Peace education from the grassroots, edited by Ian M. Harris. A volume in the series: Peace Education, editors Laura Finley & Robin Cooper, Information Age Publishing, 2013, 322pp., US $45.99 (paperback), US $85.99 (hardcover), ISBN 978-1-62396-349-1
Editors note: This review is one in a series co-published by the Global Campaign for Peace Education and In Factis Pax: Journal of Peace Education and Social Justice toward promoting peace education scholarship. These reviews are of Information Age Publishing’s Peace Education series. Established in 2006 by Founding Editors Ian Harris and Edward Brantmeier, IAP’s peace education series offers diverse perspectives on peace education theory, research, curriculum development and practice. It is the only series focused on peace education offered by any major publisher. Click here to learn more about this important series.
Bringing together fourteen accounts of peace education case studies from around the world, editor and contributor Ian Harris uses Peace education from the grassroots (2013) to build a compendium of the work of educators, activists, and academics in peace education. The book offers a collection of firsthand stories, qualitative and quantitative research, and contextual analysis for peace education efforts and the challenges facing educators, activists, and academics working to build a more sustainably peaceful world.

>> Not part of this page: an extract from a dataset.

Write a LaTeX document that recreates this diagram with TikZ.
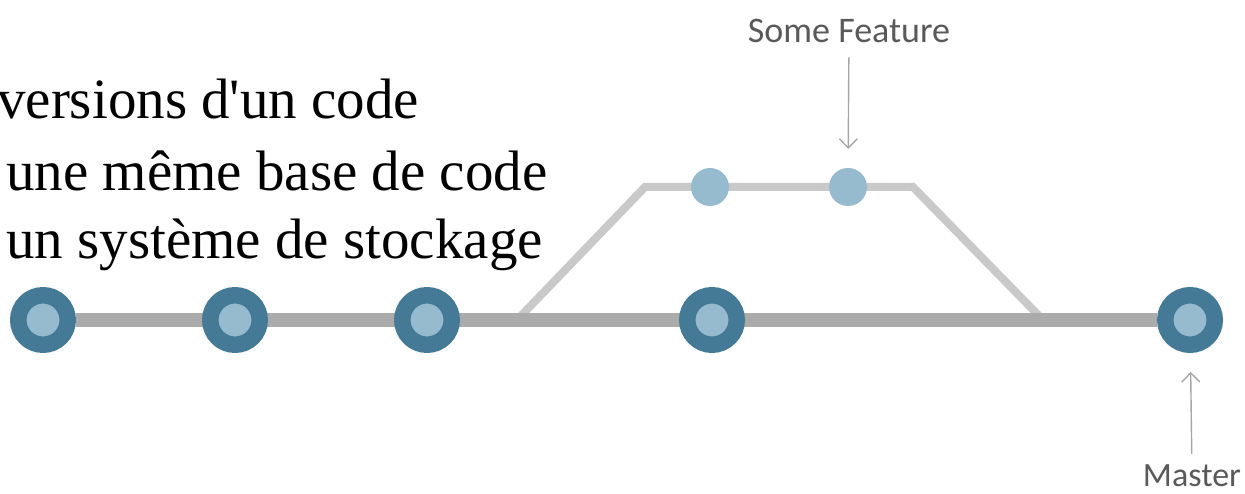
\documentclass[tikz,border=0pt]{standalone}
\usepackage{fontspec}
\setmainfont{Liberation Serif}
\newfontfamily\labelfont{Carlito}
\usetikzlibrary{arrows.meta,backgrounds}
\definecolor{CommitDark}{HTML}{457A96}
\definecolor{CommitLight}{HTML}{97BBCE}
\definecolor{TrunkGray}{HTML}{ABABAB}
\definecolor{BranchGray}{HTML}{C9C9C9}
\definecolor{LabelGray}{HTML}{595959}
\definecolor{PointerGray}{HTML}{A6A6A6}

\begin{document}
\begin{tikzpicture}[x=1pt,y=-1pt,
  commit/.style={circle,inner sep=0pt,minimum size=49.5pt,line width=16.5pt,
    draw=CommitDark,fill=CommitLight},
  feat/.style={circle,inner sep=0pt,minimum size=38pt,fill=CommitLight},
  slide/.style={anchor=base west,inner sep=0pt,font=\fontsize{57}{68}\selectfont},
  tag/.style={inner sep=0pt,text=LabelGray,font=\labelfont\fontsize{36}{40}\selectfont},
  pointer/.style={draw=PointerGray,line width=1.4pt,-{Straight Barb[length=9pt,width=18pt]}}]
  \useasboundingbox (0,0) rectangle (1245,494);
  % slide text, cut at the left edge
  \node[slide] (l1) at (-3,119) {versions d\textquotesingle un code};
  \node[slide] (l2) at (6,191) {une même base de code};
  \node[slide] (l3) at (6,259) {un système de stockage};
  % master
  \node[commit] (c1) at (43,320) {};
  \node[commit] (c2) at (235,320) {};
  \node[commit] (c3) at (427,320) {};
  \node[commit] (c4) at (712,320) {};
  \node[commit] (c5) at (1190,320) {};
  \coordinate (fork) at (517,320);
  \coordinate (merge) at (1043,320);
  \coordinate (b1) at (645,187);
  \coordinate (b2) at (913,187);
  % feature branch
  \node[feat] (f1) at (710,187) {};
  \node[feat] (f2) at (848,187) {};
  \begin{pgfonlayer}{background}
    \draw[BranchGray,line width=8pt,line join=miter] (fork) -- (b1) -- (b2) -- (merge);
    \draw[TrunkGray,line width=14pt] (c1) -- (c5);
  \end{pgfonlayer}
  % labels
  \node[tag,anchor=base] (feature) at (849,43) {Some Feature};
  \node[tag,anchor=base,font=\labelfont\fontsize{34}{38}\selectfont] (master) at (1192,486) {Master};
  \draw[pointer,shorten <=14pt,shorten >=19pt] (feature) -- (f2);
  \draw[pointer,shorten <=10pt,shorten >=19pt] (master) -- (c5);
\end{tikzpicture}
\end{document}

From various institutions around the world, Peace education from the grassroots offers a relative diversity of contributors. Research is included from Jamaica, Mexico, the Philippines, El Salvador, Belgium, Uganda, the United States, Canada, South Korea, India, Spain, Germany, Japan, and a chapter about the work of the International Red Cross. Harris reached out to his networks for “stories about how citizens at the grassroots level developed peace education initiatives to inform fellow citizens about the dangers of violence and promise of peace” (xi), though no word is given to Harris’ criteria for article selection, nor is it clear if through his process any submissions were withheld. Peace education from the grassroots’ collaborative nature offers a framework for continued growth within the field of peace education.
From primary school-based conflict management programs, to university-level peace education, to reflections on museums as centers for learning about peace, the book’s chapters detail a variety of methods for teaching and learning about peace and through peace, as well as some of the obstacles to peace education efforts globally. The chapters offer insight into the best practices for managing challenges that may arise when building successful peace education programs from the grassroots.
The thread that ties each article together is the concept of each program or example of peace education in the book being “grassroots”. Detracting from this idealized bond is the vagueness by which Harris defines grassroots. Inspired by his friend Antonio Poleo, Harris’ most explicit definition of grassroots peace education is:
Groups of people meeting informally…using peace education tactics to advance their peace agendas. Some were sponsoring conferences; some were teaching courses to adults; others were writing newsletters, staging rallies, promoting multiculturalism and anti-imperialism, challenging racism, and/or infusing peace concepts into their lessons (Harris 2013, x).
By this definition, very little peace education work would not be considered grassroots, and a great deal of general grassroots activism would be considered peace education work. Several of the case studies included in this collection reflect state-sponsored programs or heavily institutionalized non-governmental organizations, and very few chapters reflect the work defined by Harris in the above quote. Harris better clarifies his perception of grassroots work, perhaps unintentionally, when he describes “people all over the world are using educational tools to liberate themselves from human suffering caused by direct and structural violence” (Harris 2013, x). Even by this definition, Harris measures success of a grassroots peace education movement by its ability to influence a state actor or government, which leads to some confusion about the relevance of “grassroots” to this collection, when focusing on the centrality of peace education broadly would have served just as well to tie the chapters together.
Additionally, despite its caliber in breadth and content, there remain some inconsistencies in quality of writing and design between chapters. However, these criticisms do not detract from the main objective of Peace education from the grassroots, which is to uplift and provide case studies for examination and inspiration for future programming.
This book is ideal for introductory peace education courses at the undergraduate or graduate level, and individual chapters could be pulled for course readings as needed. It serves veteran peace educators as a reminder of the work being done by peace compatriots around the world. In both the introduction and his collaborative chapter, Harris returns to the interdependent relationship between peace activists, peace researchers, and peace educators (Harris & Howlett, 2013). This theme resurfaces throughout the book, with each chapter epitomizing the intersection of these educator-as-activist, educator-as-researcher identities. This text provides value in sharing helpful ideas for peace educators in community-based organizations working for social justice and peace through education, and also for those academics seeking to identify and articulate the strengths and challenges facing peace educators. Given that peace remains a constant struggle in vast and diverse communities, it is comforting to have resonating program ideas, activist stories, and reminders that peace educators continue to do impressive work globally. Peace education from the grassroots not only offers lessons from around the world on overcoming the challenges of implementing grassroots peace education programs, it also provides a blueprint for documenting and compiling diverse experiences for future generations of peace education leaders and innovators.